How to write a follow up email after not getting a response

In the world of job seeking, there's probably nothing more demoralizing than putting yourself out there and getting no response. Rejection is one thing — though never fun, at least it provides some closure. But what about those times when you reach out to someone and simply never hear back?

You could forget about it — write it off as a rejection and move on. This may be the simplest reaction, but while it's easy to do, that doesn't mean it's a good idea. There are a lot of reasons why a contact may not have gotten back to you, and most of them have nothing to do with a lack of interest. Writing them off after a single non-response is a good way to waste a perfectly viable lead.

The worst thing someone can do is to say no — so why not try again?

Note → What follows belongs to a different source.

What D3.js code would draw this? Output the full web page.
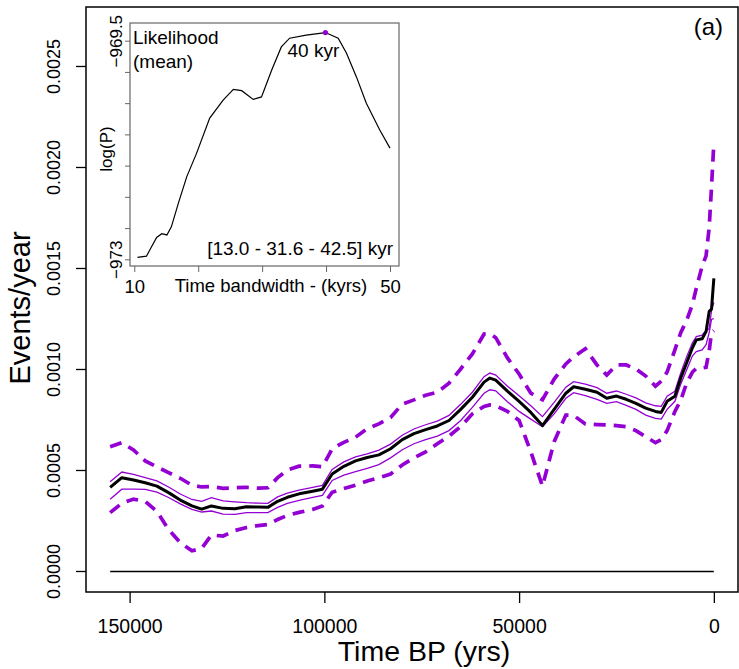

That doesn't mean bombarding every contact with half a dozen emails, but if a single follow-up could mean developing a job lead or cultivating a valuable contact, putting together a well-crafted follow-up is well worth the time and effort.

Things To Keep in Mind When Following Up

  • It's pretty common not to get a response to a first email, no matter how thoughtfully it's crafted. This goes double for cold emails, which are generally at the bottom of most people's to-do lists. People get busy, inboxes get full, and even the most well-meaning replies get forgotten.
  • Sending a follow-up email is totally okay and isn't considered rude (unless you're being overly pushy, of course — which we'll help you avoid).
  • It's a good idea to give a few alternative options in case the person you're contacting is busy or email isn't their preferred form of communication. Offer some choices to see if that makes a difference — for example, if you initially asked to meet up for coffee, try suggesting a virtual meeting instead.
  • Keep your follow-ups short and to the point. If the reason you haven't received a reply is that your contact is busy (the most likely scenario), the last thing you want to do is take up even more of their time. Consider reducing what you're asking of them; for example, if you asked a few questions in your initial email, maybe restrict yourself to one important question in your follow-up.